The Manion Theatre at UWS is not grandiose. Situated in the Fine and Applied Arts building on the UWS campus, there are two levels and 237 seats altogether. A small ancillary enclosure on the stage is for instruments, and a hydraulic pit sits in front of the first row. Two weeks ago, I was in the one of these seats for “Medea,” a greek-feminist tragedy. When you purchase tickets, they give you a pamphlet describing a short plot summary of the play with the names and majors of the actors. But recently, the UWS theatre program has included a small slip of paper that states an apology for the high ticket prices and an explanation about funding issues for the theatre program.
I read this as I was in my seat waiting for the show to start. I thought, as I usually do about these things, that it didn’t apply to me — especially as a UMD student. But when I looked around the theatre, I realized that the half-full audience consists mainly of friends, family members, and one sullen-looking grad student wearing a scarf.

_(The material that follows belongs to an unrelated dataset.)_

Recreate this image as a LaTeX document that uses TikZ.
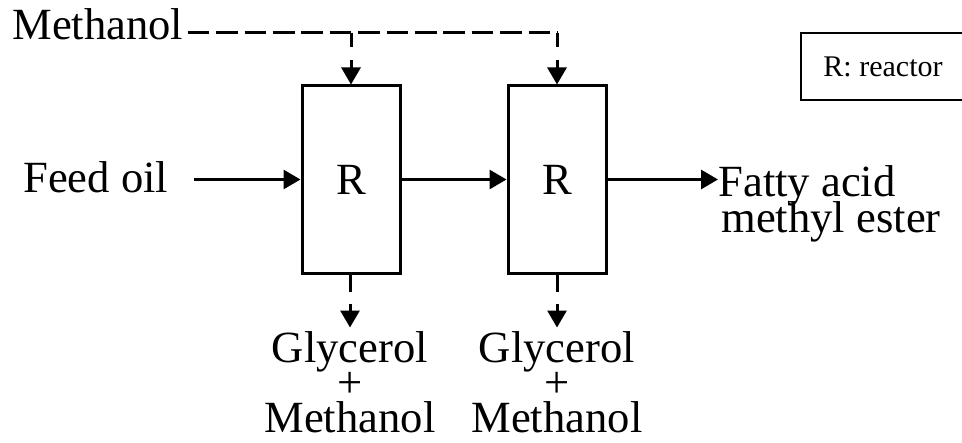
\documentclass[tikz,border=0pt]{standalone}
\usepackage{fontspec}
\setmainfont{Liberation Serif}
\usetikzlibrary{arrows.meta}
\tikzset{
  tip/.style={-{Triangle[width=9.5pt,length=8.5pt]}},
  flow/.style={line width=1.5pt, tip},
  topdash/.style={line width=1.5pt, tip, dash pattern=on 7pt off 6.5pt on 40pt},
  botdash/.style={line width=1.5pt, tip, dash pattern=on 8.5pt off 6pt on 40pt},
  dashline/.style={line width=1.5pt, dash pattern=on 10.8pt off 3.4pt},
  reactor/.style={draw, line width=1.5pt, minimum width=49pt, minimum height=93.5pt, inner sep=0pt, font=\fontsize{22.3}{26}\selectfont},
  lbl/.style={inner sep=0pt, font=\fontsize{22.3}{26}\selectfont},
  stack/.style={inner sep=0pt, align=center, font=\fontsize{22.3}{17.5}\selectfont},
  legend/.style={draw, line width=1pt, minimum width=82pt, minimum height=33.5pt, inner sep=0pt, font=\fontsize{15}{18}\selectfont}
}
\begin{document}
\begin{tikzpicture}[x=0.5pt,y=-0.5pt]
\useasboundingbox (0,0) rectangle (962,443);
\node[reactor] (r1) at (351,179.5) {R};
\node[reactor] (r2) at (557,179.5) {R};
\node[lbl, anchor=base west] (feed) at (23,192) {Feed oil};
\node[lbl, anchor=base west] (meth) at (12,40) {Methanol};
\node[lbl, anchor=base west] (fa) at (718,197) {Fatty acid};
\node[lbl, anchor=base west] (me) at (721,233) {methyl ester};
\node[stack, anchor=north] (g1) at (350,331.5) {Glycerol\\+\\Methanol};
\node[stack, anchor=north] (g2) at (557,331.5) {Glycerol\\+\\Methanol};
\node[legend, anchor=west] (leg) at (800,66.5) {R: reactor};
\coordinate (m1) at (351,33);
\coordinate (m2) at (557,33);
\draw[dashline] (meth.east |- m1) ++(4,0) -- (m2);
\draw[topdash] (m1) -- (r1.north);
\draw[topdash] (m2) -- (r2.north);
\draw[flow] (feed.east |- r1.west) ++(25,0) -- (r1.west);
\draw[flow] (r1.east) -- (r2.west);
\draw[flow] (r2.east) -- (r2.east -| fa.west);
\draw[botdash] (g1.north |- r1.south) -- ([yshift=2pt]g1.north);
\draw[botdash] (g2.north |- r2.south) -- ([yshift=2pt]g2.north);
\end{tikzpicture}
\end{document}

It’s not to say that the place was empty. But it was ominously torpid.
Funding issues for theatre and art programs are nothing novel. Liberal Arts programs all over the United States are being cut — UMD’s Program Prioritization is a close-to-home example — and theatre programs are no exception. Yet, when you compare an hour-long play that costs $12 to a $60 television subscription for a month, television seems much more economical.
At first, the comparison between theatre and television seems shallow. Each offers a different experience: In a play the action is live, yet prone to mistakes. There is also a slight worry in the back of your mind that lines will be forgotten, that someone will trip, or that something will not go right. Television, on the other hand, has none of these worries. Television is always perfect.
There are similar types of shows in each medium as well. You have the small community plays like you find in my hometown of Virginia. Depending on the size of a college or city, you can have various sizes of plays. Finally, like on Broadway, you have the professional shows; the most expensive and glamorous. The echelon found in plays are similar to television: you have reality tv on TruTV, B-side movies on FX or TBS, and, finally, HBO movies or television series. Television and theatre are categorized similarly, despite the difference in watching them.
What is concerning is this categorical similarity, especially considering how easy it is to watch television. Not only cheaper and easier to access, television’s trained professionals get the ideal shot every time, and that makes it easier to watch. Viewing statistics don’t lie, either: the average viewer watches over five hours of television a day according to Nielsen Holdings N.V.
In short, theatre cannot compete with what the average television viewer demands. Theatre can only hope to emulate it.
The question I ask then, is what does this do to not only our conception of art, but to our idea of person? I believe that, as a result, we’ve become comfortable with the perfect television offers. For example, we have tabloids and the Internet to document our movie stars, but when they fall out of our idea of perfect we ridicule them (Charlie Sheen, Linsey Lohan, Shia LaBeouf, the list goes on).
Art, on the other hand, serves a different, more humbling role. Art, theatre, and the human being always attempts to be perfect. Yet, in a play the lighting isn’t perfect every time, the emotions are sometimes exaggerated and sometimes not exaggerated enough. But that is its beauty, for we come to terms with our condition when we watch a play. No matter how good the story, acting or lighting, we are always aware that the people in front of us are striving for the perfectionism of an alternate reality.
Television’s greatest danger is the other side of the coin: The more we watch, the more comfortable we get with the idea of an abstract perfect. In other words, the more we watch the more we become delusional, and we expect everything, at once, to be like it is on the false reality we experience five hours a day. In short, television changes what we think is right.
With its access and prowess, television is encompassing. It’s relatively cheap, too. But the most human form of entertainment is found outside of the box. Art is that which reminds us of who we are, not of who we wish to be. Television, on the other hand, is only an abstraction.